Aston Eyre Hall is an unfortified stone manor house at Aston Eyre near Bridgnorth in the English county of Shropshire, United Kingdom. It is a Grade II* listed building.

== History ==

Aston Eyre Hall was built in the mid-14th century, probably for Alan de Charlton, who acquired the estate by marriage to Margery FitzAer and died in 1349.

It consists of a hall range, with a service wing to the south-west and a parlour cross-wing to the north, and a detached gatehouse to the east, across what would have been an unusually large entrance court. The gatehouse has been incorporated into a farmhouse, but tree-ring dendrochronology dating of the surviving timber floors have suggested a felling date of 1341–52. A large timber-framed barn enclosing the courtyard on the north has been similarly dated to 1613.

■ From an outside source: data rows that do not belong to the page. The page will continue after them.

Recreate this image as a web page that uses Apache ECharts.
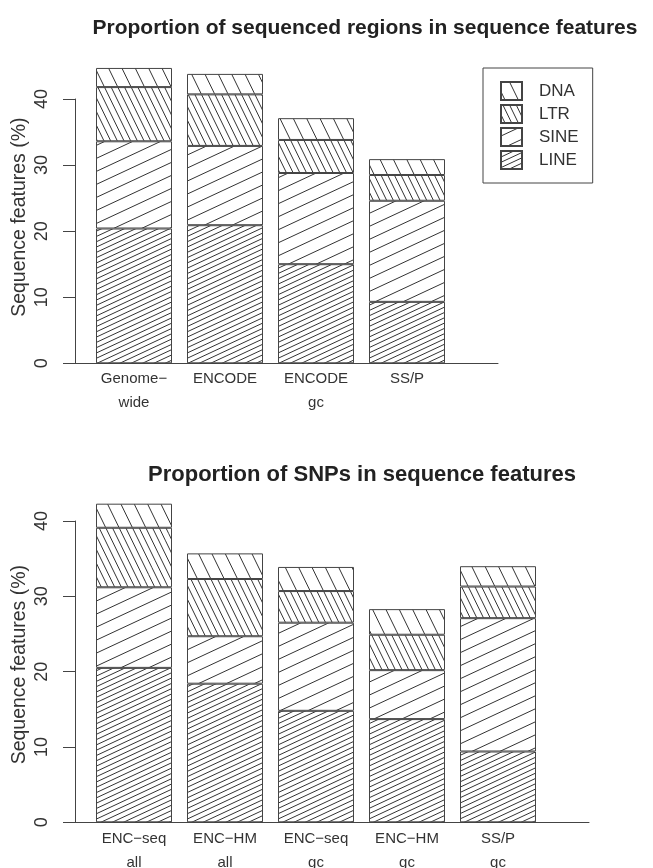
<!DOCTYPE html>
<html>
<head>
<meta charset="UTF-8">
<title>Sequence features</title>
<script src="https://cdn.jsdelivr.net/npm/echarts@6/dist/echarts.min.js"></script>
<style>
html, body { margin: 0; padding: 0; background: #fff; }
#main { width: 653px; height: 868px; }
</style>
</head>
<body>
<div id="main"></div>
<script>
// top panel: sequenced regions
var regionCats = ['Genome\u2212\nwide', 'ENCODE', 'ENCODE\ngc', 'SS/P'];
var regionLINE = [20.4, 20.9, 15.0, 9.3];
var regionSINE = [13.2, 12.0, 13.8, 15.3];
var regionLTR  = [8.2, 7.8, 5.0, 3.9];
var regionDNA  = [2.9, 3.1, 3.3, 2.4];

// bottom panel: SNPs
var snpCats = ['ENC\u2212seq\nall', 'ENC\u2212HM\nall', 'ENC\u2212seq\ngc', 'ENC\u2212HM\ngc', 'SS/P\ngc'];
var snpLINE = [20.5, 18.4, 14.8, 13.7, 9.4];
var snpSINE = [10.7, 6.3, 11.7, 6.5, 17.7];
var snpLTR  = [7.9, 7.6, 4.2, 4.7, 4.2];
var snpDNA  = [3.2, 3.4, 3.2, 3.4, 2.7];

var yTicks = [0, 10, 20, 30, 40];
var legendOrder = ['DNA', 'LTR', 'SINE', 'LINE'];

var ink = '#333';
var font = '"Liberation Sans", Arial, sans-serif';

// hatch fill drawn on a canvas big enough to cover the page (no visible seams)
function makeHatch(angleDeg, gap) {
	var c = document.createElement('canvas');
	c.width = 660;
	c.height = 880;
	var ctx = c.getContext('2d');
	ctx.fillStyle = '#fff';
	ctx.fillRect(0, 0, c.width, c.height);
	ctx.strokeStyle = ink;
	ctx.lineWidth = 1;
	var a = angleDeg * Math.PI / 180;
	var dx = Math.cos(a), dy = -Math.sin(a);
	var nx = -dy, ny = dx;
	var L = 2000, cx = c.width / 2, cy = c.height / 2;
	var n = Math.ceil(1200 / gap);
	ctx.beginPath();
	for (var k = -n; k <= n; k++) {
		var px = cx + nx * k * gap, py = cy + ny * k * gap;
		ctx.moveTo(px - dx * L, py - dy * L);
		ctx.lineTo(px + dx * L, py + dy * L);
	}
	ctx.stroke();
	return { image: c, repeat: 'repeat' };
}

var fills = {
	LINE: makeHatch(25, 4.8),
	SINE: makeHatch(25, 11.8),
	LTR: makeHatch(116, 6.0),
	DNA: makeHatch(116, 12.0)
};

function barSeries(name, data, idx, stack) {
	return {
		name: name,
		type: 'bar',
		stack: stack,
		xAxisIndex: idx,
		yAxisIndex: idx,
		barWidth: 76,
		clip: false,
		data: data,
		itemStyle: { color: fills[name], borderColor: '#444', borderWidth: 1 },
		emphasis: { disabled: true }
	};
}

function catAxis(grid, cats, margin) {
	return {
		type: 'category', gridIndex: grid, data: cats,
		axisLine: { show: false }, axisTick: { show: false },
		axisLabel: { fontSize: 15, lineHeight: 24, margin: margin, color: ink, interval: 0 }
	};
}

function baseAxis(grid) {
	return {
		type: 'value', gridIndex: grid, min: 0, max: 1,
		axisLine: { show: true, lineStyle: { color: '#444', width: 1 } },
		axisTick: { show: false }, axisLabel: { show: false }, splitLine: { show: false }
	};
}

function valAxis(grid, namePad) {
	return {
		type: 'value', gridIndex: grid, min: yTicks[0], max: yTicks[yTicks.length - 1], interval: 10,
		offset: 13.5,
		axisLine: { show: true, lineStyle: { color: '#444', width: 1 } },
		axisTick: { show: true, length: 12, lineStyle: { color: '#444' } },
		axisLabel: { rotate: 90, fontSize: 18, margin: 24, color: ink },
		splitLine: { show: false },
		name: 'Sequence features (%)',
		nameLocation: 'middle',
		nameRotate: 90,
		nameGap: 45,
		nameMoveOverlap: false,
		nameTextStyle: { fontSize: 19.5, color: ink, padding: [0, 0, 0, namePad] }
	};
}

function hiddenY(grid) {
	return { type: 'value', gridIndex: grid, min: 0, max: 40, show: false };
}

var myChart = echarts.init(document.getElementById('main'));

var option = {
	animation: false,
	textStyle: { fontFamily: font },
	title: [{
		text: 'Proportion of sequenced regions in sequence features',
		left: 360, top: 13, textAlign: 'center',
		textStyle: { fontSize: 21, fontWeight: 'bold', color: '#222', fontFamily: font }
	}, {
		text: 'Proportion of SNPs in sequence features',
		left: 357, top: 459, textAlign: 'center',
		textStyle: { fontSize: 22, fontWeight: 'bold', color: '#222', fontFamily: font }
	}],
	legend: {
		data: legendOrder,
		orient: 'vertical',
		left: 483, top: 68,
		padding: [13, 14, 13, 17],
		itemWidth: 21, itemHeight: 18, itemGap: 3,
		borderColor: '#444', borderWidth: 1, borderRadius: 0,
		icon: 'rect',
		selectedMode: false,
		textStyle: { fontSize: 17, lineHeight: 18, color: ink, padding: [0, 0, 0, 12] }
	},
	grid: [
		{ left: 88.5, top: 99, width: 364, height: 264.3, outerBoundsMode: 'none' },
		{ left: 75, top: 99, width: 423, height: 264.3, outerBoundsMode: 'none' },
		{ left: 88.5, top: 521, width: 455, height: 301.3, outerBoundsMode: 'none' },
		{ left: 75, top: 521, width: 514, height: 301.3, outerBoundsMode: 'none' }
	],
	xAxis: [catAxis(0, regionCats, 4), baseAxis(1), catAxis(2, snpCats, 5), baseAxis(3)],
	yAxis: [valAxis(0, 28), hiddenY(1), valAxis(2, 14), hiddenY(3)],
	series: [
		barSeries('LINE', regionLINE, 0, 'reg'),
		barSeries('SINE', regionSINE, 0, 'reg'),
		barSeries('LTR', regionLTR, 0, 'reg'),
		barSeries('DNA', regionDNA, 0, 'reg'),
		barSeries('LINE', snpLINE, 2, 'snp'),
		barSeries('SINE', snpSINE, 2, 'snp'),
		barSeries('LTR', snpLTR, 2, 'snp'),
		barSeries('DNA', snpDNA, 2, 'snp')
	]
};

myChart.setOption(option);
</script>
</body>
</html>
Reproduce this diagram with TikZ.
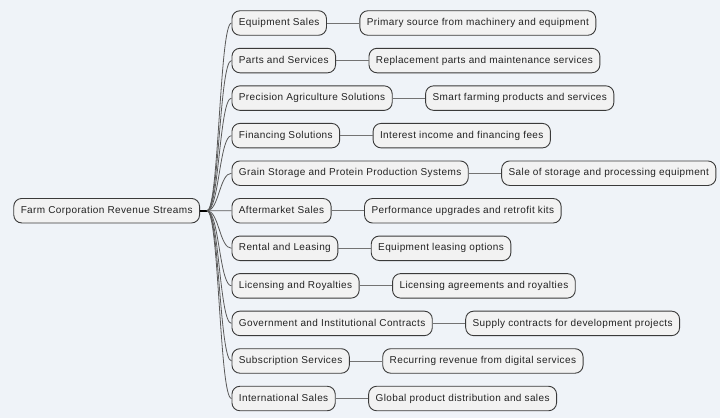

The hall dais was originally lit from a large window bay, which has been demolished although traces remain. There must have been a central hearth in the hall. Both the parlour wing and the south range had heated upper chambers. The narrow extension of the south range has several slit windows for storerooms, and excavations have revealed the footings of an equally narrow west range, no doubt also used for storage.

==Popular culture==
The manor was the subject of a season 5 episode of the Channel 4 series Time Team. Filmed between 27 and 29 June 1997, the team attempted to uncover and decode the history and development of the site.